• **WRITTEN PROBLEM**:
Pictures excluded, reproduce exactly the lines below from the one with "Clone this chart in matplotlib." through the one with "days = np.linspace(0, 10, 101)", both included.
** START **
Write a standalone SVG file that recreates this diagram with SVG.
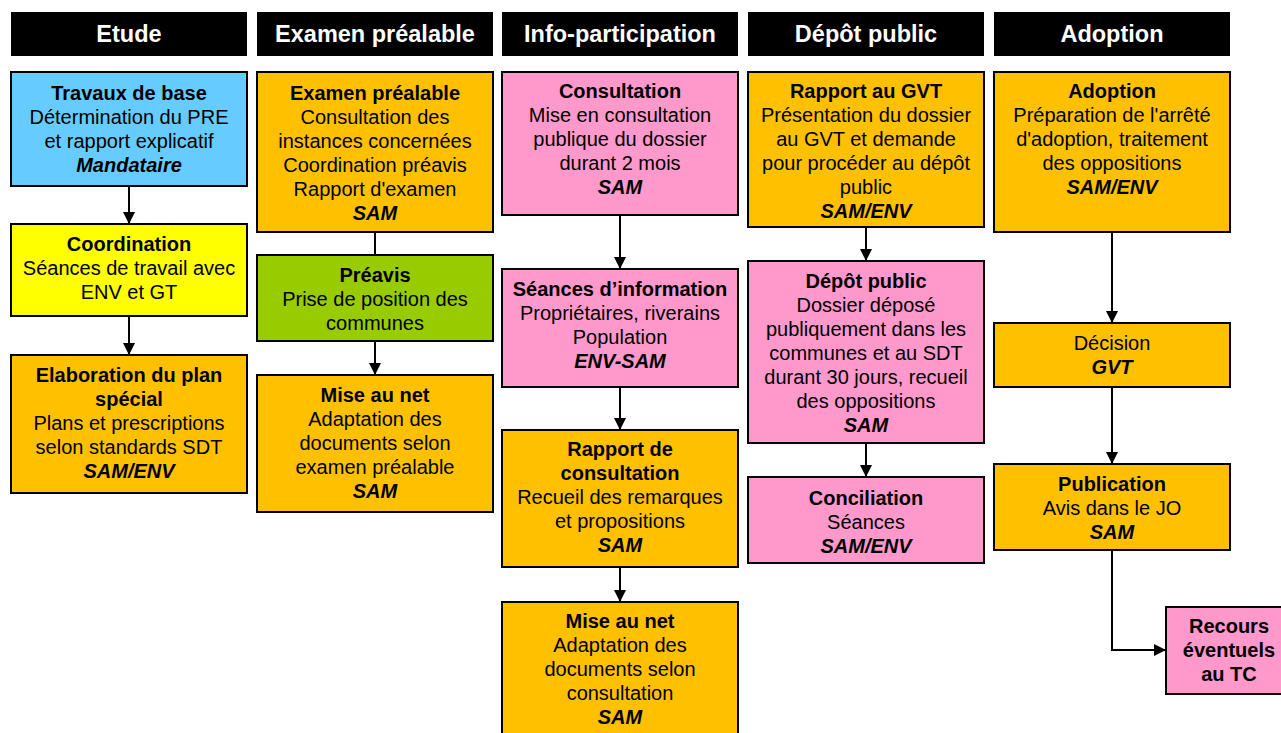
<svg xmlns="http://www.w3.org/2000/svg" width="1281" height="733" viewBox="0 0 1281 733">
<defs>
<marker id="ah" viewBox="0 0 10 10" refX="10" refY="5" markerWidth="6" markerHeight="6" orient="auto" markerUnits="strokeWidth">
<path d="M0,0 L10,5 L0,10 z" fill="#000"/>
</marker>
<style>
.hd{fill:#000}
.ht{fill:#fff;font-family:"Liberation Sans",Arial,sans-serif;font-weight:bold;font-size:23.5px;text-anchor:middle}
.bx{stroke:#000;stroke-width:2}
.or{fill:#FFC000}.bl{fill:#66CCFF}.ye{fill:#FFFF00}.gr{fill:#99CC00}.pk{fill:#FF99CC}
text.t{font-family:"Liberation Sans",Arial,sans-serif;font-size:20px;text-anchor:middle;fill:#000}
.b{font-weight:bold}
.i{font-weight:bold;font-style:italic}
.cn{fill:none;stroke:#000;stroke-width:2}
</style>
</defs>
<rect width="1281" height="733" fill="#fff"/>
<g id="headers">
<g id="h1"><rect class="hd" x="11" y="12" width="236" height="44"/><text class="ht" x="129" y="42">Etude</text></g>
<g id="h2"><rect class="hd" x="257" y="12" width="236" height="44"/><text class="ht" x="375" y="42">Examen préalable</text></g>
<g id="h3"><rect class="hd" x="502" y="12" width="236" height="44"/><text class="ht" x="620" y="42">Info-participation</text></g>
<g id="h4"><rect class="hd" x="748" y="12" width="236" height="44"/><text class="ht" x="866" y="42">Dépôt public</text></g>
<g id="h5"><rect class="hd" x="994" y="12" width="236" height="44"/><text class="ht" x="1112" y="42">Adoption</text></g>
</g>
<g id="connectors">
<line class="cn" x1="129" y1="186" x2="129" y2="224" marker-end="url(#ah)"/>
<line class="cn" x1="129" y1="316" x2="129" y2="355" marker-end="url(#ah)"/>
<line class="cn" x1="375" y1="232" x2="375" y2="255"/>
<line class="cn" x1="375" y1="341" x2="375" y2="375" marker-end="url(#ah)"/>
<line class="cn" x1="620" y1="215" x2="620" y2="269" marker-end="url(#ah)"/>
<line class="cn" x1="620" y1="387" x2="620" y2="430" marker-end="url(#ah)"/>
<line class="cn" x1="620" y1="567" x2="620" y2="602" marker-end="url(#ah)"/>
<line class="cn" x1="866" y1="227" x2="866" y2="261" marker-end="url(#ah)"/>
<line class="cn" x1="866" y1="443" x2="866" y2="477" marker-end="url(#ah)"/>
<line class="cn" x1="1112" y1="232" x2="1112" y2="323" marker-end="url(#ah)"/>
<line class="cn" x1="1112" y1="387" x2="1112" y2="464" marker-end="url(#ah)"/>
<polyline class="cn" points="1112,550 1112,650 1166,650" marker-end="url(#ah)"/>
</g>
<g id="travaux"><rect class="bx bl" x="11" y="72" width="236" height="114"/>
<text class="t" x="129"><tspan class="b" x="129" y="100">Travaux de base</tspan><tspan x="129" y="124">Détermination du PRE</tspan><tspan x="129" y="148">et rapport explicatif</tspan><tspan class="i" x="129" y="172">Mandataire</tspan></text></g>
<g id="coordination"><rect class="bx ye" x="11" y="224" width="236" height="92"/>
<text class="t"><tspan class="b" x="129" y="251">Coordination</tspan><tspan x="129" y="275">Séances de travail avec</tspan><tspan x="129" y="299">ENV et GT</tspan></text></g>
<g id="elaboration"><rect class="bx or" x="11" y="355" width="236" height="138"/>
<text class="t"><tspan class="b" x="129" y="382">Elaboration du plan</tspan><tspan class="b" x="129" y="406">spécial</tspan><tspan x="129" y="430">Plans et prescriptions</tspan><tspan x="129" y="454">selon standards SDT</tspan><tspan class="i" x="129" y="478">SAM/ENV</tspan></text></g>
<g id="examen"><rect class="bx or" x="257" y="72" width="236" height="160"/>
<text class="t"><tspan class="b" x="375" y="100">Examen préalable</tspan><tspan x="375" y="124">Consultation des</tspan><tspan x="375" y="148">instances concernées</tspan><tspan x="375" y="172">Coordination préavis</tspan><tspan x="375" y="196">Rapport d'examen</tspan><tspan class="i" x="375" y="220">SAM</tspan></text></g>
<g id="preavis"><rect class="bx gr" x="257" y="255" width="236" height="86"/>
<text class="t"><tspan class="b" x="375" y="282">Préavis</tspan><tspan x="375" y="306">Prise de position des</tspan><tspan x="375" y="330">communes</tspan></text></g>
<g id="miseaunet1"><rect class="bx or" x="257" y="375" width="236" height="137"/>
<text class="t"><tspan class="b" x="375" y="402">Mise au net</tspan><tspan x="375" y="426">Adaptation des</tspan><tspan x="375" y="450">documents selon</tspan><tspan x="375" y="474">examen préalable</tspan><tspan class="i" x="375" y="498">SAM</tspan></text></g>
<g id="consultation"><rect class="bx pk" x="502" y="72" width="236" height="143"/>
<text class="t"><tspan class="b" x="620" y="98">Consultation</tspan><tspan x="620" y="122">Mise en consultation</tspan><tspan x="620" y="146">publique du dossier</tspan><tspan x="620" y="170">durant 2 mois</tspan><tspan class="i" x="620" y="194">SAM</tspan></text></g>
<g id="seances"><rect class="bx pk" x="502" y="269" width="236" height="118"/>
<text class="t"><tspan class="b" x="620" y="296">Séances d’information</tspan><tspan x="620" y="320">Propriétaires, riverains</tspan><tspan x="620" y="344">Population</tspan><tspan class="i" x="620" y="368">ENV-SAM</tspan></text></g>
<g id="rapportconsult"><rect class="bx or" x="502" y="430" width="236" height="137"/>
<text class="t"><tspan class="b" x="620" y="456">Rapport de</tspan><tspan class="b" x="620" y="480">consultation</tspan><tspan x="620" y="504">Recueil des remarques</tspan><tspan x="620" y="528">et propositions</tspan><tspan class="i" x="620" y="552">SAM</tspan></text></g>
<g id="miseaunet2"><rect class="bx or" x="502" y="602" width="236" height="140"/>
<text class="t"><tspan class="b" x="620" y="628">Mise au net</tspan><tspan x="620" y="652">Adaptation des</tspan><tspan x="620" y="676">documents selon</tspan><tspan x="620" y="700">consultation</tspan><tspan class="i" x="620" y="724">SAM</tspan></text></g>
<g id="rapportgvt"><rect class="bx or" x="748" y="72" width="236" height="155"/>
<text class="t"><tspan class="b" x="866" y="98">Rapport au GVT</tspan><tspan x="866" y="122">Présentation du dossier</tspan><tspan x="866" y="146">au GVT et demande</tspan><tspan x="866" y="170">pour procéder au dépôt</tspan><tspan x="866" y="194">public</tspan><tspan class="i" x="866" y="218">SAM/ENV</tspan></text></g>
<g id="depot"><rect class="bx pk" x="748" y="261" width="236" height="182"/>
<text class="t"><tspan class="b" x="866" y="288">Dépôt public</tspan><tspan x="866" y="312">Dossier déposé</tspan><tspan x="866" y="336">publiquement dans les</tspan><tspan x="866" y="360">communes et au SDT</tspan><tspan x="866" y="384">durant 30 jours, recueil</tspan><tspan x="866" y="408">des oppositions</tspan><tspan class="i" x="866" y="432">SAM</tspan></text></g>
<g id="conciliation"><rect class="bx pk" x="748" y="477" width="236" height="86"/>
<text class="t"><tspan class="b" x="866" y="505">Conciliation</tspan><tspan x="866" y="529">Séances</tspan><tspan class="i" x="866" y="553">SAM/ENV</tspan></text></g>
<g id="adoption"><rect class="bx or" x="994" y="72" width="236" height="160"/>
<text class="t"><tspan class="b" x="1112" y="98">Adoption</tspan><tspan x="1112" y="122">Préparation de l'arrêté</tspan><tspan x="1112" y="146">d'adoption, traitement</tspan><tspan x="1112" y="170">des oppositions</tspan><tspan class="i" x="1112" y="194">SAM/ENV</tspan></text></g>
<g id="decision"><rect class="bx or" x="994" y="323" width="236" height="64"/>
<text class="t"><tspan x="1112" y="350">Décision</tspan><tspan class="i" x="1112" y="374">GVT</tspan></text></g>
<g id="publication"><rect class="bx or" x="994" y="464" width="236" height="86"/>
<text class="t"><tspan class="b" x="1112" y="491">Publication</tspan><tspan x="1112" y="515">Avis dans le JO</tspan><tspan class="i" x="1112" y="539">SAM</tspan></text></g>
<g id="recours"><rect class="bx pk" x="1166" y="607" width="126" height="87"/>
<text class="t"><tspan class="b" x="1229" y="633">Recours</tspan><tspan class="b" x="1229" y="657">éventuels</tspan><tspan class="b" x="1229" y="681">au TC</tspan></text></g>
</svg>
** END **
** START **
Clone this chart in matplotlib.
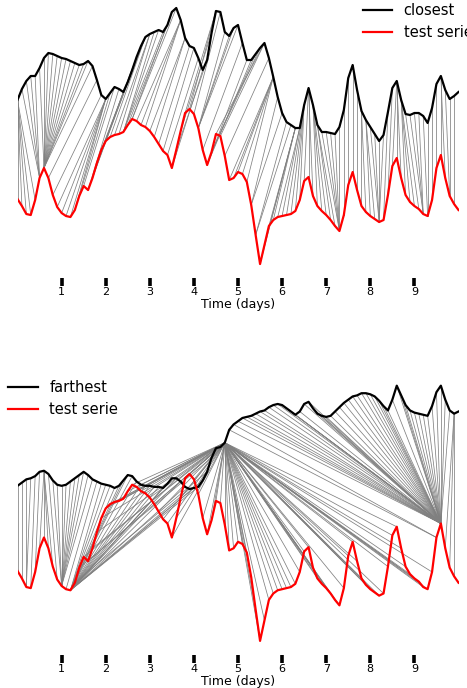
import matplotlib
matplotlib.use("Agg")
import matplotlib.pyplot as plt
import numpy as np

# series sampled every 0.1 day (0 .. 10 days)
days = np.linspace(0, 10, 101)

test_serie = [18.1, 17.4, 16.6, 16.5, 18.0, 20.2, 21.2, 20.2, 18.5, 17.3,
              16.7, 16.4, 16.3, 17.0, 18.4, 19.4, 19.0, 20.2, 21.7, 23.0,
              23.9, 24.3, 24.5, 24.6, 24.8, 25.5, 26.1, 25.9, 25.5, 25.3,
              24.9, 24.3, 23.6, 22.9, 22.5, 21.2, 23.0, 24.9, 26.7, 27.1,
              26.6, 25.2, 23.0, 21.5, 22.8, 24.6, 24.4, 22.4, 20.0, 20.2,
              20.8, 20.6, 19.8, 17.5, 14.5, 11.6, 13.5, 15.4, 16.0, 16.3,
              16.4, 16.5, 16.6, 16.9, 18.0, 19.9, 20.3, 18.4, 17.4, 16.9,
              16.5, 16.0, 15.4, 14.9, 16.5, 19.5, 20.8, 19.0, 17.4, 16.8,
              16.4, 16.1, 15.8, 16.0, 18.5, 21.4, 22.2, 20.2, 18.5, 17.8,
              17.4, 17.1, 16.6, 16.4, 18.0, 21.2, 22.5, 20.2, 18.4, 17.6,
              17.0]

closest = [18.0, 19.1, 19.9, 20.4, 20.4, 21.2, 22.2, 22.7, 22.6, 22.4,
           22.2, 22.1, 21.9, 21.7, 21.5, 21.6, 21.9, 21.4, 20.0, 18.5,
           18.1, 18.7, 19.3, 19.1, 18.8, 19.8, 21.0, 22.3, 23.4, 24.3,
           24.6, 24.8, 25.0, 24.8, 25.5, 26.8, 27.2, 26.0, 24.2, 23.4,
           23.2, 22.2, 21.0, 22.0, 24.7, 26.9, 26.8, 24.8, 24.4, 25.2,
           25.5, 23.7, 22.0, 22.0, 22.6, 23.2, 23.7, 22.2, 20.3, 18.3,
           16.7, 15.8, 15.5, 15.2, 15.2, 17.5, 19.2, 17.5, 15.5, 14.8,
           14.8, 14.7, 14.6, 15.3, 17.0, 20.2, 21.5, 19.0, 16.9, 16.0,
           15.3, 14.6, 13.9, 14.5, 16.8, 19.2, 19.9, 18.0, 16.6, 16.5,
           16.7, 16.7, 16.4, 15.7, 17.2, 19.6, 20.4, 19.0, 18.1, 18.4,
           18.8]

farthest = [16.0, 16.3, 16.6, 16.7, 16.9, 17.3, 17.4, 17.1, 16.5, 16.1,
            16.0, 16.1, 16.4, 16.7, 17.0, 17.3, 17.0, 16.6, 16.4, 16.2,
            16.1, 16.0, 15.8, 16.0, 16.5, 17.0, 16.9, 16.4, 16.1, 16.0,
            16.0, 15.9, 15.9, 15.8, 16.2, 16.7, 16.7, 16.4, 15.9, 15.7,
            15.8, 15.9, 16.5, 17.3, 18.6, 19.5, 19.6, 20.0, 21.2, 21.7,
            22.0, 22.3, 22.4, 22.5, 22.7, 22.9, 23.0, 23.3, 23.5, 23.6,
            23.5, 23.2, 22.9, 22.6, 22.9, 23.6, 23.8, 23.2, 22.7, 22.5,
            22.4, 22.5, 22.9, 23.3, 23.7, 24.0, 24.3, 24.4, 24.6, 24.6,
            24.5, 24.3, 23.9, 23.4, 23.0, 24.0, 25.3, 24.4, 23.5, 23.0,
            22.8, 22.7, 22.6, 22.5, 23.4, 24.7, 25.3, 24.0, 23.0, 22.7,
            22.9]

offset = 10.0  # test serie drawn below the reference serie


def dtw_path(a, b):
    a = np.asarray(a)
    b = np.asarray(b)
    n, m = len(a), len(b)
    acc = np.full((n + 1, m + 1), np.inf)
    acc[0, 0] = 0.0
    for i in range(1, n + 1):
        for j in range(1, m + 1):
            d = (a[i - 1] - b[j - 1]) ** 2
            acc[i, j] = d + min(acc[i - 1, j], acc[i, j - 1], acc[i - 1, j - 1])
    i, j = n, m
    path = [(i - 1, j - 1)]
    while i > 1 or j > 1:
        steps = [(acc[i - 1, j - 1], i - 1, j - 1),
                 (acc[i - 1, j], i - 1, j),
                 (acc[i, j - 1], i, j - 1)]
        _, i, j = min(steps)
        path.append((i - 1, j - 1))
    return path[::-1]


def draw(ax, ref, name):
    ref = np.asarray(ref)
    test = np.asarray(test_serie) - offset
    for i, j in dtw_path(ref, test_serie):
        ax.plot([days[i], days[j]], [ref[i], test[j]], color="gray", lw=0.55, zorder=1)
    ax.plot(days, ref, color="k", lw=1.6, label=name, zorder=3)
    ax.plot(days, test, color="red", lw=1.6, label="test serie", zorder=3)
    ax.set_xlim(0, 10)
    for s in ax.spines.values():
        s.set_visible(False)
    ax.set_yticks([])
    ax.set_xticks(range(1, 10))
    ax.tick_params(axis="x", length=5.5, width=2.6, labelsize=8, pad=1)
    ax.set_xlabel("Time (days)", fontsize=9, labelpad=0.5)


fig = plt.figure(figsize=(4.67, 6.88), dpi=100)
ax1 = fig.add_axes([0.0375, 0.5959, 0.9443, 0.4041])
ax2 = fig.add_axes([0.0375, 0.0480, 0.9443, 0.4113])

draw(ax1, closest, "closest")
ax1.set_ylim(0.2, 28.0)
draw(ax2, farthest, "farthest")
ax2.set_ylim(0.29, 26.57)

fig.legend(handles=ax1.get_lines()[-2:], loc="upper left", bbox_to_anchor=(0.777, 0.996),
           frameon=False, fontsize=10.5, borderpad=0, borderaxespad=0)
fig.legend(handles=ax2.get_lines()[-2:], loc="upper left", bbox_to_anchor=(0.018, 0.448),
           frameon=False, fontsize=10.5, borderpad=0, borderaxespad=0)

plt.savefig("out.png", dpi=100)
** END **
• **WRITTEN ANSWER**:
Clone this chart in matplotlib.
import matplotlib
matplotlib.use("Agg")
import matplotlib.pyplot as plt
import numpy as np

# series sampled every 0.1 day (0 .. 10 days)
days = np.linspace(0, 10, 101)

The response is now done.